RECOLLECTION
John V. Lindsay 1989
During the seizure of the Admiralty Islands a volunteer was called for from the destroyers offshore to serve ashore as Naval gunfire spotter, teamed up with the First Cavalry spotter. The Navy had supplied one during the landing of the first support troops on Los Negros, but he had been ill-advisedly withdrawn.
I got the job and took off in my steel helmet, etc. towards Los Negros Island which had already been mainly secured.
The arrangement was that the Army spotter would have more knowledge of the turf and where to spot himself and the naval gunnery person would know the firing capacity of destroyers and could transmit the detailed orders. This is exactly what happened. The Army Lieutenant and I became good friends and stuck well together, as we had to .

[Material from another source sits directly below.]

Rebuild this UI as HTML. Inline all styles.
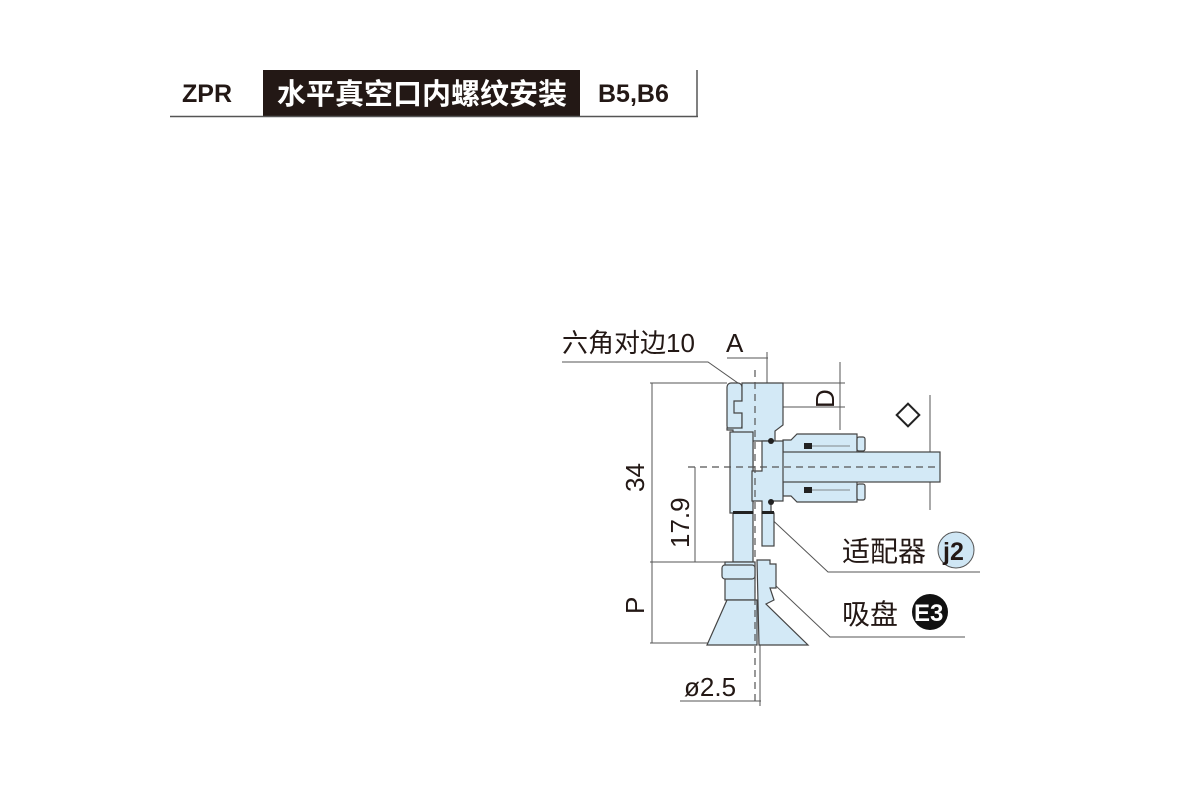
<!DOCTYPE html>
<html><head><meta charset="utf-8"><style>
html,body{margin:0;padding:0;background:#fff;}
svg{display:block;}
text{font-family:"Liberation Sans","Noto Sans CJK SC",sans-serif;fill:#231815;}
</style></head><body>
<svg width="1200" height="800" viewBox="0 0 1200 800" xmlns="http://www.w3.org/2000/svg">
<!-- header -->
<rect x="263" y="70" width="317" height="47" fill="#231815"/>
<line x1="170" y1="116.5" x2="698" y2="116.5" stroke="#555" stroke-width="1.5"/>
<line x1="697" y1="70" x2="697" y2="117" stroke="#555" stroke-width="1.5"/>
<text x="182" y="102" font-size="25" font-weight="bold">ZPR</text>
<text x="277" y="104" font-size="29" font-weight="bold" style="fill:#fff">水平真空口内螺纹安装</text>
<text x="598" y="102" font-size="25" font-weight="bold">B5,B6</text>

<g stroke="#555" stroke-width="1" fill="none">
<line x1="652" y1="383" x2="652" y2="643"/>
<line x1="650" y1="383" x2="727" y2="383"/>
<line x1="650" y1="562" x2="730" y2="562"/>
<line x1="650" y1="643" x2="710" y2="643"/>
<line x1="695" y1="467" x2="695" y2="562"/>
<line x1="840" y1="362" x2="840" y2="430"/>
<line x1="770" y1="383" x2="845" y2="383"/>
<line x1="770" y1="407" x2="845" y2="407"/>
<line x1="727" y1="358" x2="768" y2="358"/>
<line x1="767" y1="352" x2="767" y2="410"/>
<line x1="930" y1="395" x2="930" y2="510"/>
<line x1="900" y1="452" x2="940" y2="452"/>
<line x1="900" y1="482" x2="940" y2="482"/>
<line x1="680" y1="701" x2="761" y2="701"/>
<line x1="760" y1="640" x2="760" y2="706"/>
<polyline points="562,362 708,362 745,388"/>
<polyline points="765,513 828,572 980,572"/>
<polyline points="775,585 830,637 965,637"/>
</g>

<g fill="#d3e9f6" stroke="#444" stroke-width="1.2">
<path d="M783,440 h8 l6,-6 h60 v68 h-60 l-6,-6 h-8 z"/>
<rect x="857" y="437" width="8" height="14" rx="2"/>
<rect x="857" y="484" width="8" height="16" rx="2"/>
<rect x="780" y="452" width="160" height="30"/>
<rect x="727" y="383" width="15" height="47" rx="4"/>
<path d="M742,383 h41 v42 l-8,6 v10 h-22 v62 h-20 v-73 h-6 v-2 h15 v-15 h-8 v-12 h8 z"/>
<path d="M730,432 h23 v81 h-23 z"/>
<path d="M762,441 h21 v60 h-12 v12 h-9 v-12 h-10 v-30 h10 z"/>
<rect x="733" y="513" width="20" height="49"/>
<rect x="762" y="513" width="12" height="33"/>
<path d="M725,562 h30 v38 h-30 z"/>
<rect x="722" y="565" width="33" height="14" rx="3"/>
<path d="M727,600 h30 v45 h-50 z"/>
<path d="M757,560 h13 v4 h6 v24 h-6 l4,12 l-8,4 l42,41 h-49 z"/>
</g>
<g fill="#222">
<circle cx="771" cy="441" r="3"/><circle cx="771" cy="502" r="3"/>
<rect x="733" y="511" width="20" height="3"/><rect x="762" y="511" width="12" height="3"/>
<rect x="804" y="443" width="8" height="6"/><rect x="804" y="487" width="8" height="6"/>
</g>
<g stroke="#666" stroke-width="0.8" fill="none">
<line x1="812" y1="446" x2="850" y2="446"/><line x1="812" y1="490" x2="850" y2="490"/>
</g>
<g stroke="#555" stroke-width="1.2" stroke-dasharray="7,5" fill="none">
<line x1="755" y1="370" x2="755" y2="705"/>
<line x1="688" y1="467" x2="940" y2="467"/>
</g>
<rect x="900" y="407" width="16" height="16" fill="none" stroke="#222" stroke-width="2" transform="rotate(45 908 415)"/>

<text x="562" y="352" font-size="26">六角对边10</text>
<text x="726" y="352" font-size="26">A</text>
<text x="0" y="0" font-size="26" transform="translate(644,492) rotate(-90)">34</text>
<text x="0" y="0" font-size="26" transform="translate(689,548) rotate(-90)">17.9</text>
<text x="0" y="0" font-size="26" transform="translate(644,614) rotate(-90)">P</text>
<text x="0" y="0" font-size="26" transform="translate(834,408) rotate(-90)">D</text>
<text x="684" y="696" font-size="26">ø2.5</text>
<text x="842" y="561" font-size="28">适配器</text>
<circle cx="956" cy="550" r="18" fill="#cfe6f4" stroke="#555"/>
<text x="943" y="560" font-size="25" font-weight="bold">j2</text>
<text x="842" y="624" font-size="28">吸盘</text>
<circle cx="930" cy="612" r="18" fill="#111"/>
<text x="914" y="621" font-size="24" font-weight="bold" style="fill:#fff">E3</text>
</svg>
</body></html>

I particularly can recall the bright moonlit night before we jumped off in the morning at dawn from Los Negros to Manus in landing barges, and more especially I remember the church services that were held in which obviously we were prayed over with hopes that most of us would survive. That was a very moving event under the moonlight.
I then recall most clearly two Australian guides in their floppy “digger” hats and short pants, going off in native canoes in the evening before to spread word among the natives that there would be a pulverizing bombardment in the morning at dawn and to move out. I’ll never forget those two Australians with their two native paddlers, standing up in the dugout canoes as light was falling on their way to enemy territory. It was a brave business.
The next morning at dawn we struck. B-25’s came in low and repeatedly bombed the beachhead. Then came the strafers and fighter planes. I could not see how any living thing could have survived on the Island of Manus. Then we went forward in the landing craft, with the landing craft that I and the Captain and the Army Lieutenant were riding on in the front ranks. Most of the Army had rifles, including my friend , and I was armed with a .45 revolver. We landed , got wet up to the knees, and dug in. I recall seeing my first dead Japanese soldiers – only they were not Japanese but Korean. I had wondered why they were so large. They had been impressed into service and I gathered that 100 percent of the Manus military population were Korean. But little did we know as they were all in Japanese soldier’s dress and I’m quite sure if we had not slaughtered them in the bombardment that they would have slaughtered us.
Then I remember seeing immediately wounded men coming back on stretchers from sniper fire. The Japanese were good at that and apparently many of them had escaped the bombardment. That went on for quite a while and meanwhile my Army friend and I inched our way up forward and as dusk began to fall in the front ranks we dug in deep. It was the American military practice to dig in at nightfall, whereas the Japanese moved about. It was a long night and not without terror. At one time both the Army Lieutenant and I were convinced that a Japanese had moved into our dugout and was about to let fly with a hand grenade, which meant we both quietly placed shells in the chambers of our guns and cocked them. It turned out to have been unnecessary.
And so it went , day after day, and we got more accustomed to it.
I do remember very strongly the terrible thirst that I had. The canteen was quickly exhausted and we were encouraged never to drink the water on the grounds that it had been either deliberately poisoned or was poisoned anyway. Getting enough clean water turned into a fairly strong obsession with both of us.
One last thing, to get even with my dear colleagues on board I remember firing my ship, Swanson , at intervals all night long. We worked them hard. But the Captain had zeroed in on just in front of us and all around us and it hot only gave me some pleasure to know everybody was working as hard as we were back in the ship, but we thought it was highly necessary ---- and possibly was.
On my return to the SWANSON I had not bathed for a week and was dirty and smelly but had survived.